Not every kitchen problem requires a $30,000 renovation. My current kitchen is in a 1970s duplex with about 5 linear metres of bench space and no island, ever. But it functions better than kitchens I’ve cooked in that cost ten times as much to renovate, because the design decisions were deliberate and practical. Here’s how to get maximum performance from a small kitchen.
Clear the Counter: Appliance Editing Is the Starting Point
The single biggest improvement in any small kitchen is ruthless appliance editing. Most kitchen benches hold appliances that are used once a week or less — breadmakers, juicers, pasta machines — that consume primary working space every single day. Store rarely-used appliances in a cabinet or pantry and bring them out when needed. The bench space freed by removing three seldom-used appliances is often more valuable than any cabinetry addition.
Maximise Vertical Storage Within Existing Cabinets
Most kitchen cabinets waste the space between shelves. Adjustable shelf dividers, stackable can racks, pull-out cabinet organisers, and door-mounted spice racks all dramatically increase the functional storage within existing cabinet space. A pull-out drawer insert for a base cabinet (around $80–$150 from IKEA or cabinet fittings suppliers) converts a dark, inaccessible bottom shelf into easily reached storage. This is a weekend DIY project with massive return on investment.

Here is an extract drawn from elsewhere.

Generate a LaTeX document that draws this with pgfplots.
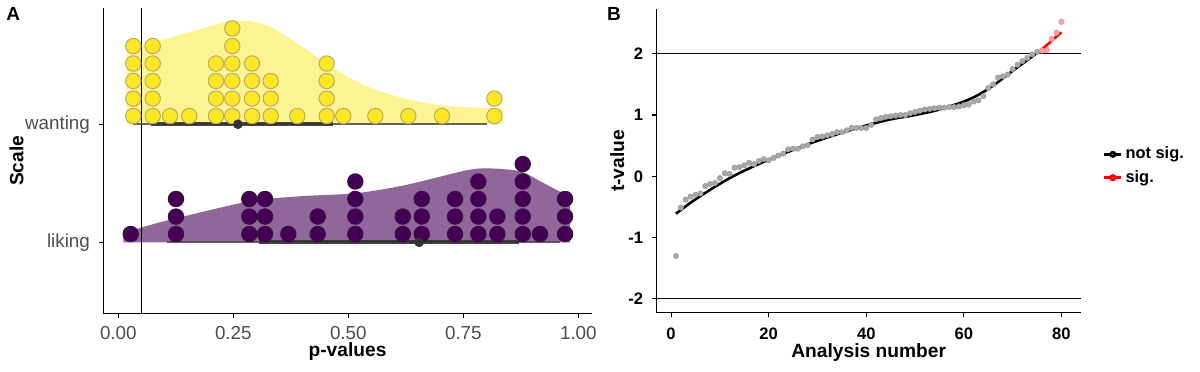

Improve Lighting: The Fastest Way to Transform a Kitchen
Small kitchens feel claustrophobic largely because of bad lighting. Under-cabinet LED strip lighting (a plug-in kit costs $60–$120 from Bunnings or online) illuminates bench surfaces and eliminates work shadows. Replacing a single overhead fluorescent fitting with warm LED downlights transforms the atmosphere entirely. Good task lighting makes a kitchen feel professionally designed regardless of the age or quality of the cabinetry.
Add a Narrow Rolling Kitchen Cart
A narrow butcher-block cart (40–50cm wide) on castors adds bench space where needed and moves out of the way when it isn’t. Park it against the wall during cooking prep, pull it alongside the stove as a landing zone, or roll it to the dining area for serving. IKEA’s RÅSKOG and IKEA kitchen carts are well-priced options; Australian timber craftspeople on platforms like Etsy Australia make beautiful custom versions. This is one of the highest-value additions to a small kitchen for under $300.
Unified Colour: Making Small Feel Bigger
In a small kitchen, contrasting colours and finishes chop the visual space into fragments that feel even smaller. Painting walls and cabinetry the same colour (a light warm white or warm greige), using a consistent splashback material that doesn’t contrast dramatically, and keeping countertops and cabinet handles in the same tone family creates a unified, serene look that reads as spacious. This is achievable with paint — even painting old laminate cabinet doors with quality primer and furniture paint transforms a dated kitchen for $200–$400.
The best small kitchen improvements are free (editing) or inexpensive (organisation, lighting, paint). Before committing to a renovation, work through these approaches systematically. You may find the kitchen you need was always there — it just needed some thoughtful intervention to reveal itself.